Let $G$ be a group and $\mathcal{A}=\{S_i\subseteq G \mid i\in I \}$ ($S_i$ is a no-empty subset of $G$.)
Conditions:
- $G=\bigcup_{i\in I}S_i$;
- For any $i,j\in I$, we can find $S_k,\,\,s.t.\;S_iS_j\subseteq S_k$;
- For any $i,j\in I$, $S_i\subsetneqq S_j$ is impossible.
Prove that $\mathcal{A}$ is a set of all cosets of some normal subgroup of $G$.
I have tried in this way:
Let $S_1$ contains $1_G$. Then I have proved $S_1$ is a subgroup of $G$. If we can prove that $S_i(i\neq 1)$ is exactly a right (resp. left) coset of $S_1$, then $S_1$ will be a normal subgroup. But I failed , so how can we prove that $S_i(i\neq 1)$ is exactly a right (resp. left) coset of $S_1$?

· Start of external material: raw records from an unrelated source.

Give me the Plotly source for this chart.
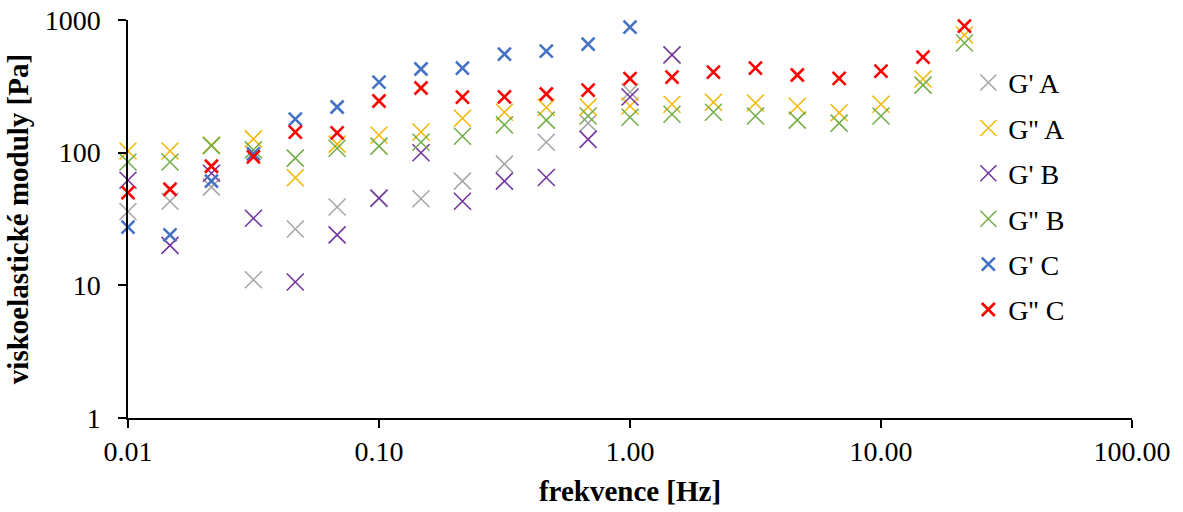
import plotly.graph_objects as go

freq = [0.01, 0.0147, 0.0215, 0.0316, 0.0464, 0.0681, 0.1, 0.147, 0.215, 0.316,
        0.464, 0.681, 1.0, 1.47, 2.15, 3.16, 4.64, 6.81, 10.0, 14.7, 21.5]

g1_A = [36, 43, 55, 11, 26.6, 39, 45, 45, 61, 82, 120, 167, 287, 550]
g2_A = [103, 103, 114, 127, 64.6, 116, 136, 143, 182, 202, 219, 221, 225, 232,
        240, 237, 224, 200, 232, 359, 770]
g1_B = [62, 20, 70, 32, 10.6, 24, 45.5, 100, 43, 61, 65, 126, 263, 544]
g2_B = [85, 85, 113, 105, 91, 108, 112, 120, 133, 162, 176, 189, 185, 195,
        202, 189, 176, 167, 189, 323, 670]
g1_C = [27.5, 24, 61, 98, 179, 221, 340, 427, 434, 553, 583, 658, 884]
g2_C = [50, 53, 79, 93, 143, 141, 245, 307, 262, 263, 277, 296, 361, 371,
        405, 434, 385, 363, 412, 525, 900]

names = ["G' A", "G'' A", "G' B", "G'' B", "G' C", "G'' C"]
series = [g1_A, g2_A, g1_B, g2_B, g1_C, g2_C]
colors = ["#A5A5A5", "#F2B600", "#7030A0", "#70AD47", "#4472C4", "#FF0000"]
sizes = [17, 17, 17, 17, 13, 13]
widths = [1.5, 1.5, 1.5, 1.5, 2.6, 2.6]

FONT = "Liberation Serif"

fig = go.Figure()
for i, (n, s) in enumerate(zip(names, series)):
    fig.add_trace(go.Scatter(
        x=freq[:len(s)], y=s, mode="markers", name=n, legendgroup=str(i),
        marker=dict(symbol="x-thin", size=sizes[i], color=colors[i],
                    line=dict(color=colors[i], width=widths[i])),
        cliponaxis=False,
    ))

fig.update_layout(
    width=1183, height=512,
    margin=dict(l=128, r=51, t=20, b=94),
    paper_bgcolor="white", plot_bgcolor="white",
    font=dict(family=FONT, size=28, color="black"),
    showlegend=True,
    legend=dict(x=0.837, y=0.905, xanchor="left", yanchor="top",
                traceorder="grouped", tracegroupgap=6, itemwidth=30,
                font=dict(family=FONT, size=28, color="black"),
                bgcolor="rgba(0,0,0,0)"),
)
fig.update_xaxes(
    type="log", range=[-2, 2], tickvals=[0.01, 0.1, 1, 10, 100], tickformat=".2f",
    showgrid=False, zeroline=False, showline=True, linecolor="black", linewidth=1.5,
    ticks="outside", ticklen=8, tickwidth=1.5, tickcolor="black", automargin=False,
    tickfont=dict(family=FONT, size=28, color="black"),
    title=dict(text="<b>frekvence [Hz]</b>", font=dict(family=FONT, size=29, color="black"),
               standoff=14),
)
fig.update_yaxes(
    type="log", range=[0, 3], tickvals=[1, 10, 100, 1000], tickformat="d",
    showgrid=False, zeroline=False, showline=True, linecolor="black", linewidth=1.5,
    ticks="outside", ticklen=8, tickwidth=1.5, tickcolor="black", automargin=False,
    tickfont=dict(family=FONT, size=28, color="black"),
    ticklabelstandoff=12,
    title=dict(text="<b>viskoelastické moduly [Pa]</b>",
               font=dict(family=FONT, size=29, color="black"), standoff=8),
)

fig.write_html("out.html")
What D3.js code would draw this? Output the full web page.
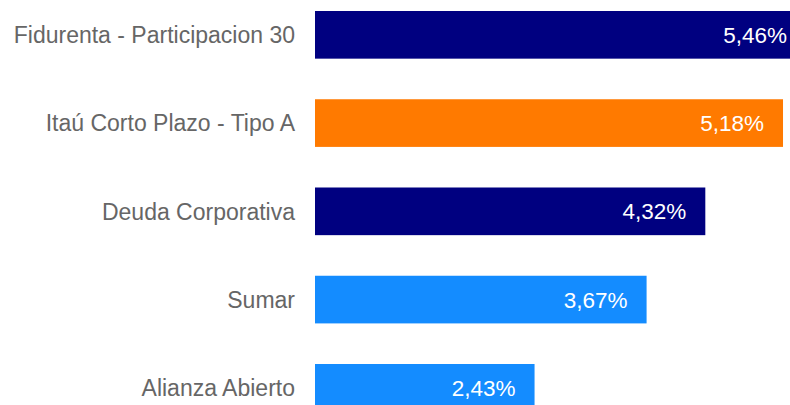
<!DOCTYPE html>
<html>
<head>
<meta charset="utf-8">
<script src="https://cdn.jsdelivr.net/npm/d3@7"></script>
<style>
  body { margin: 0; background: #fff; overflow: hidden; }
  svg { display: block; font-family: "Liberation Sans", Arial, sans-serif; }
</style>
</head>
<body>
<svg id="chart"></svg>
<script>
// fund names, yields (%) and bar colours
const funds = ['Fidurenta - Participacion 30', 'Itaú Corto Plazo - Tipo A', 'Deuda Corporativa', 'Sumar', 'Alianza Abierto'];
const yields = [5.46, 5.18, 4.32, 3.67, 2.43];
const colors = ['#000080', '#ff7a00', '#000080', '#148cff', '#148cff'];

const width = 790, height = 405;
const svg = d3.select('#chart').attr('width', width).attr('height', height);

const data = funds.map((f, i) => ({name: f, value: yields[i], color: colors[i]}));

const step = 88.25;
const xscale = d3.scaleLinear().domain([0, 6]).range([315, 315 + 90.35 * 6]);
const yscale = d3.scaleBand()
    .domain(funds)
    .range([11 - 0.23 * step, 11 - 0.23 * step + 5 * step])
    .paddingInner(0.46)
    .paddingOuter(0.23);

const locale = d3.formatLocale({decimal: ',', thousands: '.', grouping: [3], currency: ['', '']});
const fmt = locale.format('.2f');

svg.selectAll('.bar')
    .data(data)
    .join('rect')
    .attr('class', 'bar')
    .attr('x', xscale(0))
    .attr('y', d => yscale(d.name))
    .attr('width', d => xscale(d.value) - xscale(0))
    .attr('height', yscale.bandwidth())
    .attr('fill', d => d.color);

svg.selectAll('.val')
    .data(data)
    .join('text')
    .attr('class', 'val')
    .attr('x', d => Math.min(xscale(d.value) - 19, width - 3))
    .attr('y', d => yscale(d.name) + yscale.bandwidth() / 2)
    .attr('dy', '0.36em')
    .attr('text-anchor', 'end')
    .attr('fill', '#fff')
    .style('font-size', '22.5px')
    .text(d => fmt(d.value) + '%');

svg.selectAll('.lbl')
    .data(data)
    .join('text')
    .attr('class', 'lbl')
    .attr('x', xscale(0) - 20)
    .attr('y', d => yscale(d.name) + yscale.bandwidth() / 2)
    .attr('dy', '0.36em')
    .attr('text-anchor', 'end')
    .attr('fill', '#666')
    .style('font-size', '23px')
    .text(d => d.name);
</script>
</body>
</html>
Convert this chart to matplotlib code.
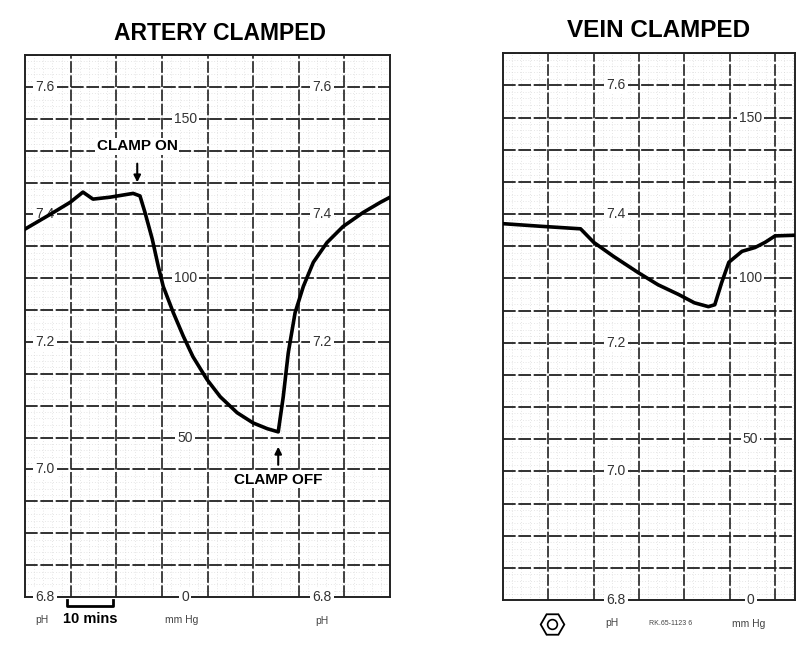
import matplotlib.pyplot as plt
import numpy as np

# artery clamped trace (minutes, pH)
time_artery = [0, 5.5, 9.9, 12.7, 14.9, 18.6, 23.7, 25.2, 26.3, 27.9, 29.2,
               30.3, 32.5, 34.7, 36.8, 39.9, 42.8, 46.5, 50.0, 53.1, 55.5,
               56.6, 57.7, 59.2, 61.0, 63.2, 66.2, 69.7, 74.1, 77.9, 80.0]
ph_artery = [7.377, 7.400, 7.419, 7.435, 7.424, 7.427, 7.433, 7.429, 7.403,
             7.361, 7.319, 7.287, 7.246, 7.209, 7.177, 7.141, 7.114, 7.089,
             7.073, 7.064, 7.059, 7.114, 7.183, 7.246, 7.287, 7.325, 7.356,
             7.381, 7.403, 7.419, 7.427]

# vein clamped trace
time_vein = [0, 8.2, 17.1, 20.0, 24.4, 29.8, 34.2, 38.7, 42.2, 45.3, 46.7,
             48.2, 49.8, 52.7, 55.6, 57.8, 60.0, 64.4]
ph_vein = [7.385, 7.381, 7.377, 7.356, 7.334, 7.309, 7.290, 7.275, 7.262,
           7.256, 7.259, 7.293, 7.325, 7.342, 7.348, 7.356, 7.366, 7.367]

ph_ticks = [7.6, 7.4, 7.2, 7.0, 6.8]
ph_labels = ['7.6', '7.4', '7.2', '7.0', '6.8']
mmhg_ticks = [150, 100, 50, 0]
mmhg_labels = ['150', '100', '50', '0']


def mmhg_to_ph(m):
    return 6.8 + m * 0.005


fig = plt.figure(figsize=(8.12, 6.51), dpi=100)
ax1 = fig.add_axes([0.0308, 0.0829, 0.4495, 0.8326])
ax2 = fig.add_axes([0.6195, 0.0783, 0.3596, 0.8400])

label_kw = dict(fontsize=10, family='Liberation Sans', color='#333',
                ha='center', va='center',
                bbox=dict(boxstyle='square,pad=0.15', fc='white', ec='none'))
small_kw = dict(fontsize=7.5, family='Liberation Sans', color='#444',
                ha='center', va='center')


def paper(ax, xmax):
    ax.set_xlim(0, xmax)
    ax.set_ylim(6.8, 7.65)
    for y in np.arange(6.85, 7.65, 0.05):
        ax.axhline(y, color='#222', lw=1.3, ls=(0, (7, 1.5)), zorder=1)
    for y in np.arange(6.81, 7.65, 0.01):
        ax.axhline(y, color='#cfcfcf', lw=0.5, ls=(0, (1, 3)), zorder=0)
    for x in np.arange(10, xmax, 10):
        ax.axvline(x, color='#222', lw=1.2, ls=(0, (7, 1.5)), zorder=1)
    for x in np.arange(2, xmax, 2):
        ax.axvline(x, color='#cfcfcf', lw=0.5, ls=(0, (1, 3)), zorder=0)
    ax.set_xticks([])
    ax.set_yticks([])
    for s in ax.spines.values():
        s.set_color('#222')
        s.set_linewidth(1.4)


paper(ax1, 80)
paper(ax2, 64.4)

# artery panel
ax1.plot(time_artery, ph_artery, color='black', lw=2.6, zorder=5,
         solid_joinstyle='round')
for v, t in zip(ph_ticks, ph_labels):
    ax1.text(4.4, v, t, zorder=3, **label_kw)
    if t != '7.0':  # right-hand 7.0 is hidden by the CLAMP OFF note
        ax1.text(65.1, v, t, zorder=3, **label_kw)
for m, t in zip(mmhg_ticks, mmhg_labels):
    ax1.text(35.1, mmhg_to_ph(m), t, zorder=3, **label_kw)

ax1.text(42.8, 7.683, 'ARTERY CLAMPED', fontsize=16.5, fontweight='bold',
         family='Liberation Sans', ha='center', va='center', clip_on=False)
ax1.text(24.6, 7.507, 'CLAMP ON', fontsize=11, fontweight='bold',
         family='Liberation Sans', ha='center', va='center', zorder=6,
         bbox=dict(boxstyle='square,pad=0.1', fc='white', ec='none'))
ax1.annotate('', xy=(24.6, 7.446), xytext=(24.6, 7.484),
             arrowprops=dict(arrowstyle='-|>', color='black', lw=1.5,
                             mutation_scale=10), zorder=6)
ax1.text(55.5, 6.984, 'CLAMP OFF', fontsize=11, fontweight='bold',
         family='Liberation Sans', ha='center', va='center', zorder=6,
         bbox=dict(boxstyle='square,pad=0.1', fc='white', ec='none'))
ax1.annotate('', xy=(55.5, 7.040), xytext=(55.5, 7.003),
             arrowprops=dict(arrowstyle='-|>', color='black', lw=1.5,
                             mutation_scale=10), zorder=6)

ax1.text(3.7, 6.764, 'pH', clip_on=False, **small_kw)
ax1.text(34.4, 6.764, 'mm Hg', clip_on=False, **small_kw)
ax1.text(65.1, 6.763, 'pH', clip_on=False, **small_kw)
ax1.plot([9.3, 9.3, 19.3, 19.3], [6.795, 6.786, 6.786, 6.795], color='black',
         lw=2, clip_on=False, zorder=6)
ax1.text(14.3, 6.766, '10 mins', fontsize=10.5, fontweight='bold',
         family='Liberation Sans', ha='center', va='center', clip_on=False)

# vein panel
ax2.plot(time_vein, ph_vein, color='black', lw=2.6, zorder=5,
         solid_joinstyle='round')
for v, t in zip(ph_ticks, ph_labels):
    ax2.text(24.9, v, t, zorder=3, **label_kw)
for m, t in zip(mmhg_ticks, mmhg_labels):
    ax2.text(54.6, mmhg_to_ph(m), t, zorder=3, **label_kw)

ax2.text(34.2, 7.686, 'VEIN CLAMPED', fontsize=17.5, fontweight='bold',
         family='Liberation Sans', ha='center', va='center', clip_on=False)
ax2.plot([10.9], [6.763], marker='H', ms=17, mfc='white', mec='black',
         mew=1.3, clip_on=False)
ax2.plot([10.9], [6.763], marker='o', ms=7, mfc='white', mec='black',
         mew=1.2, clip_on=False)
ax2.text(24.0, 6.764, 'pH', clip_on=False, **small_kw)
ax2.text(37.0, 6.763, 'RK.65-1123 6', fontsize=5, family='Liberation Sans',
         color='#444', ha='center', va='center', clip_on=False)
ax2.text(54.2, 6.763, 'mm Hg', clip_on=False, **small_kw)

fig.savefig('out.png', dpi=100)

Consider $a\in G$; then $a\in S_i$ for some $i$. We know $S_iS_1\subseteq S_j$ for some $j$. Since $1\in S_1$, this means $S_i=S_i\cdot 1\subseteq S_iS_1\subseteq S_j$, so $S_i=S_j$ and we conclude $S_iS_1\subseteq S_i$. Since $a\in S_i$, this implies $aS_1\subseteq S_i$. From here $S_1\subseteq a^{-1}S_i$ as well.
Now, $a^{-1}\in S_k$ for some $k$, so $S_1\subseteq a^{-1}S_i\subseteq S_kS_i\subseteq S_l$ for some $l$, and again $S_1=S_l$. Therefore, $S_1\subseteq a^{-1}S_i\subseteq S_1$, so $aS_1\subseteq S_i\subseteq aS_1$, so $S_i=aS_1$. Similarly, $S_i=S_1a$. Thus $aS_1=S_1a$, so $S_1\lhd G$, and moreover every $S_i$ is a coset of $S_1$.